Leave all spears untouched in the first year after planting. They will grow into tall, feathery ferns that may reach one and a half to three metres, and this growth is doing exactly what it should be doing. In the second year, you may take a very small harvest of perhaps three or four spears per crown for a period of two to three weeks, then stop and allow the remaining spears to fern out again. From the third year onwards, provided the plants are healthy and established, you can harvest properly.

When to harvest in South Africa

In South Africa, asparagus shoots emerge in spring, typically from August to October, depending on your region. The Western Cape, with its cooler winters and Mediterranean climate, tends to produce particularly good asparagus because the cold dormancy period is more pronounced. In summer rainfall regions and warmer provinces, asparagus grows as a perennial, but the quality can vary depending on whether the winters are cold enough to induce a good dormancy period.

Harvest spears when they are between fifteen and twenty centimetres tall, and the tip is still tight and compact.

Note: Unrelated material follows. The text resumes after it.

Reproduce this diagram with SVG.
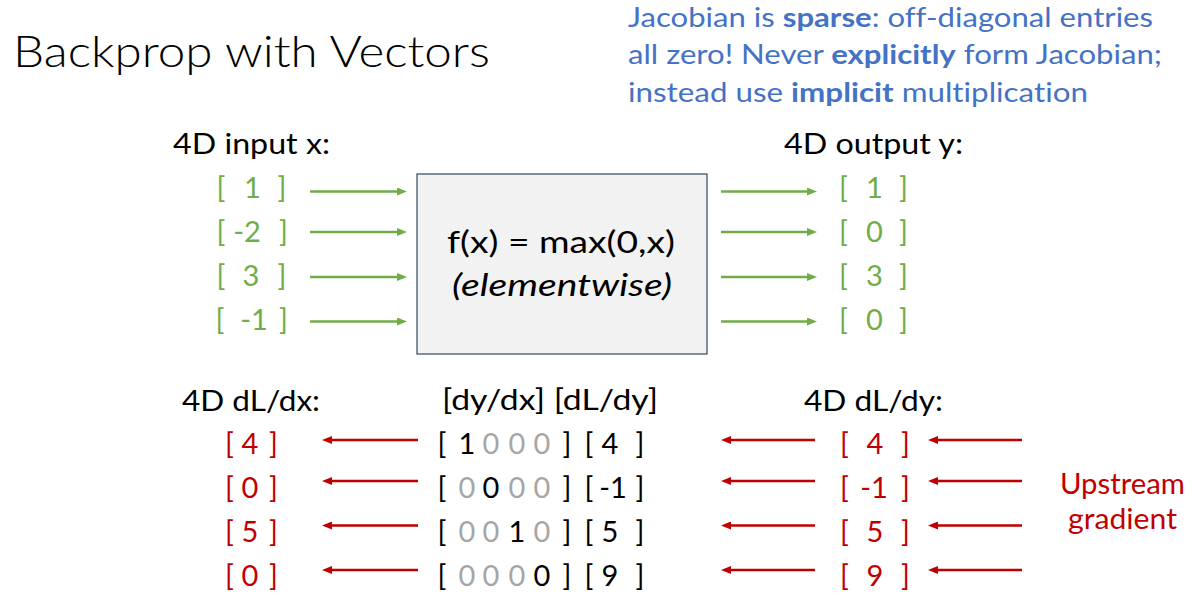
<svg xmlns="http://www.w3.org/2000/svg" width="1192" height="608" viewBox="0 0 1192 608">
<defs>
<style>
text{font-family:Lato,"Open Sans","Liberation Sans",sans-serif;font-variant-ligatures:none;}
.t{font-size:44px;font-weight:300;fill:#000;}
.blue{font-size:27px;fill:#4472C4;}
.b{font-weight:bold;}
.lbl{font-size:28px;fill:#000;}
.num{font-size:29px;text-anchor:middle;}
.g{fill:#70AD47;}
.r{fill:#C00000;}
.k{fill:#000;}
.gr{fill:#A6A6A6;}
.ga{stroke:#70AD47;stroke-width:2.5;fill:none;}
.ra{stroke:#C00000;stroke-width:2.5;fill:none;}
</style>
<marker id="ag" markerUnits="userSpaceOnUse" markerWidth="10" markerHeight="8" refX="1" refY="4" orient="auto"><path d="M0,0 L10,4 L0,8 z" fill="#70AD47"/></marker>
<marker id="ar" markerUnits="userSpaceOnUse" markerWidth="10" markerHeight="8" refX="1" refY="4" orient="auto"><path d="M0,0 L10,4 L0,8 z" fill="#C00000"/></marker>
</defs>
<rect width="1192" height="608" fill="#fff"/>
<g id="title"><text class="t" x="13" y="67" textLength="477" lengthAdjust="spacingAndGlyphs">Backprop with Vectors</text></g>
<g id="note">
<text class="blue" x="628" y="27" textLength="525" lengthAdjust="spacingAndGlyphs">Jacobian is <tspan class="b">sparse</tspan>: off-diagonal entries</text>
<text class="blue" x="628" y="64" textLength="534" lengthAdjust="spacingAndGlyphs">all zero! Never <tspan class="b">explicitly</tspan> form Jacobian;</text>
<text class="blue" x="628" y="102" textLength="460" lengthAdjust="spacingAndGlyphs">instead use <tspan class="b">implicit</tspan> multiplication</text>
</g>
<g id="input">
<text class="lbl" x="173" y="154" textLength="157" lengthAdjust="spacingAndGlyphs">4D input x:</text>
<text class="num g" x="221" y="198">[</text><text class="num g" x="252.5" y="198">1</text><text class="num g" x="282" y="198">]</text>
<text class="num g" x="221" y="242">[</text><text class="num g" x="247" y="242">-2</text><text class="num g" x="283.5" y="242">]</text>
<text class="num g" x="221" y="286">[</text><text class="num g" x="251" y="286">3</text><text class="num g" x="282" y="286">]</text>
<text class="num g" x="220" y="330">[</text><text class="num g" x="254" y="330">-1</text><text class="num g" x="283.5" y="330">]</text>
</g>
<g id="box">
<rect x="417" y="174" width="290" height="180" fill="#F2F2F2" stroke="#44546A" stroke-width="1.3"/>
<text class="lbl" x="561" y="253" text-anchor="middle" textLength="228" lengthAdjust="spacingAndGlyphs" style="font-size:30px">f(x) = max(0,x)</text>
<text class="lbl" x="562" y="296" text-anchor="middle" textLength="220" lengthAdjust="spacingAndGlyphs" style="font-size:30px;font-style:italic">(elementwise)</text>
</g>
<g id="output">
<text class="lbl" x="784" y="154" textLength="179" lengthAdjust="spacingAndGlyphs">4D output y:</text>
<text class="num g" x="843.5" y="198">[</text><text class="num g" x="874.5" y="198">1</text><text class="num g" x="903.5" y="198">]</text>
<text class="num g" x="843.5" y="242">[</text><text class="num g" x="874.5" y="242">0</text><text class="num g" x="903.5" y="242">]</text>
<text class="num g" x="843.5" y="286">[</text><text class="num g" x="874.5" y="286">3</text><text class="num g" x="903.5" y="286">]</text>
<text class="num g" x="843.5" y="330">[</text><text class="num g" x="874.5" y="330">0</text><text class="num g" x="903.5" y="330">]</text>
</g>
<g id="dLdx">
<text class="lbl" x="182" y="411" textLength="138" lengthAdjust="spacingAndGlyphs">4D dL/dx:</text>
<text class="num r" x="229.5" y="454">[</text><text class="num r" x="250" y="454">4</text><text class="num r" x="273.5" y="454">]</text>
<text class="num r" x="229.5" y="498">[</text><text class="num r" x="250" y="498">0</text><text class="num r" x="273.5" y="498">]</text>
<text class="num r" x="229.5" y="542">[</text><text class="num r" x="250" y="542">5</text><text class="num r" x="273.5" y="542">]</text>
<text class="num r" x="229.5" y="586">[</text><text class="num r" x="250" y="586">0</text><text class="num r" x="273.5" y="586">]</text>
</g>
<g id="jacobian">
<text class="lbl" x="442" y="410" textLength="216" lengthAdjust="spacingAndGlyphs">[dy/dx] [dL/dy]</text>
<text class="num k" x="442" y="454">[</text><text class="num k" x="467" y="454">1</text><text class="num gr" x="491" y="454">0</text><text class="num gr" x="517" y="454">0</text><text class="num gr" x="542" y="454">0</text><text class="num k" x="567" y="454">]</text><text class="num k" x="589" y="454">[</text><text class="num k" x="610" y="454">4</text><text class="num k" x="640" y="454">]</text>
<text class="num k" x="442" y="498">[</text><text class="num gr" x="467" y="498">0</text><text class="num k" x="491" y="498">0</text><text class="num gr" x="517" y="498">0</text><text class="num gr" x="542" y="498">0</text><text class="num k" x="567" y="498">]</text><text class="num k" x="589" y="498">[</text><text class="num k" x="613" y="498">-1</text><text class="num k" x="640" y="498">]</text>
<text class="num k" x="442" y="542">[</text><text class="num gr" x="467" y="542">0</text><text class="num gr" x="491" y="542">0</text><text class="num k" x="517" y="542">1</text><text class="num gr" x="542" y="542">0</text><text class="num k" x="567" y="542">]</text><text class="num k" x="589" y="542">[</text><text class="num k" x="610" y="542">5</text><text class="num k" x="640" y="542">]</text>
<text class="num k" x="442" y="586">[</text><text class="num gr" x="467" y="586">0</text><text class="num gr" x="491" y="586">0</text><text class="num gr" x="517" y="586">0</text><text class="num k" x="542" y="586">0</text><text class="num k" x="567" y="586">]</text><text class="num k" x="589" y="586">[</text><text class="num k" x="610" y="586">9</text><text class="num k" x="640" y="586">]</text>
</g>
<g id="dLdy">
<text class="lbl" x="804" y="411" textLength="139" lengthAdjust="spacingAndGlyphs">4D dL/dy:</text>
<text class="num r" x="844.5" y="454">[</text><text class="num r" x="875" y="454">4</text><text class="num r" x="905.5" y="454">]</text>
<text class="num r" x="844.5" y="498">[</text><text class="num r" x="874" y="498">-1</text><text class="num r" x="905.5" y="498">]</text>
<text class="num r" x="844.5" y="542">[</text><text class="num r" x="875" y="542">5</text><text class="num r" x="905.5" y="542">]</text>
<text class="num r" x="844.5" y="586">[</text><text class="num r" x="875" y="586">9</text><text class="num r" x="905.5" y="586">]</text>
</g>
<g id="upstream">
<text class="lbl r" x="1122.5" y="494" text-anchor="middle" textLength="125" lengthAdjust="spacingAndGlyphs">Upstream</text>
<text class="lbl r" x="1122.5" y="529" text-anchor="middle" textLength="109" lengthAdjust="spacingAndGlyphs">gradient</text>
</g>
<g id="connectors">
<line class="ga" x1="310" y1="191.5" x2="398" y2="191.5" marker-end="url(#ag)"/>
<line class="ga" x1="310" y1="232" x2="398" y2="232" marker-end="url(#ag)"/>
<line class="ga" x1="310" y1="277" x2="398" y2="277" marker-end="url(#ag)"/>
<line class="ga" x1="310" y1="321.5" x2="398" y2="321.5" marker-end="url(#ag)"/>
<line class="ga" x1="721" y1="191.5" x2="808" y2="191.5" marker-end="url(#ag)"/>
<line class="ga" x1="721" y1="232" x2="808" y2="232" marker-end="url(#ag)"/>
<line class="ga" x1="721" y1="277" x2="808" y2="277" marker-end="url(#ag)"/>
<line class="ga" x1="721" y1="321.5" x2="808" y2="321.5" marker-end="url(#ag)"/>
<line class="ra" x1="418" y1="440" x2="331" y2="440" marker-end="url(#ar)"/>
<line class="ra" x1="418" y1="481" x2="331" y2="481" marker-end="url(#ar)"/>
<line class="ra" x1="418" y1="525.5" x2="331" y2="525.5" marker-end="url(#ar)"/>
<line class="ra" x1="418" y1="570" x2="331" y2="570" marker-end="url(#ar)"/>
<line class="ra" x1="815" y1="440" x2="730" y2="440" marker-end="url(#ar)"/>
<line class="ra" x1="815" y1="481" x2="730" y2="481" marker-end="url(#ar)"/>
<line class="ra" x1="815" y1="525.5" x2="730" y2="525.5" marker-end="url(#ar)"/>
<line class="ra" x1="815" y1="570" x2="730" y2="570" marker-end="url(#ar)"/>
<line class="ra" x1="1022" y1="440" x2="937" y2="440" marker-end="url(#ar)"/>
<line class="ra" x1="1022" y1="481" x2="937" y2="481" marker-end="url(#ar)"/>
<line class="ra" x1="1022" y1="525.5" x2="937" y2="525.5" marker-end="url(#ar)"/>
<line class="ra" x1="1022" y1="570" x2="937" y2="570" marker-end="url(#ar)"/>
</g>
</svg>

Once the tip begins to open and fatten out, the spear has gone too far and becomes woody and fibrous. During the main harvest season, established beds produce new spears every two to four days, depending on temperature.

How to harvest correctly

There are two methods. The simplest and most suitable for home gardeners is to snap the spear off at ground level by bending it until it breaks. The spear will naturally break at the point where it transitions from tender to fibrous, so you avoid the woody base without needing to judge where to cut. The remaining stump will wither naturally, and a new spear will emerge from a bud underground.

The alternative is to cut below the soil surface with a sharp knife, which produces a slightly longer spear. This method requires care because you can accidentally cut underground buds that have not yet emerged, reducing future yields. For most home gardeners, snapping is the better approach.

How long to keep harvesting

In the third year, harvest for a maximum of four to six weeks, then stop completely and allow everything that emerges to fern out. In subsequent years, as the crowns become more fully established, you can extend the harvest season gradually, eventually reaching six to eight weeks per season on a mature bed.

Stop harvesting for the season when the spears emerging become pencil-thin, less than approximately one centimetre in diameter. Thin spears are a signal that the crown’s energy reserves are running low. At this point, allow all remaining spears to fern out for the season. This fern growth is not decorative: it is essential for food production for the roots, and removing it will weaken next year’s harvest.

After the harvest season

Once the ferns have died back in autumn, cut the dead stems down to just above ground level. This is the time to apply a generous layer of well-rotted compost over the bed. Asparagus is a heavy feeder, and the annual autumn compost application is one of the most important things you can do to maintain productivity over the long term. Avoid digging around the crowns: asparagus roots are shallow and easily damaged, and disturbing them causes the exact kind of stress that reduces spear production.

Given the right conditions, a well-maintained asparagus bed will outlast most other perennial vegetables in your garden. The patience required in the first few years is the investment. What follows is years of one of the most rewarding spring harvests a home kitchen garden can offer.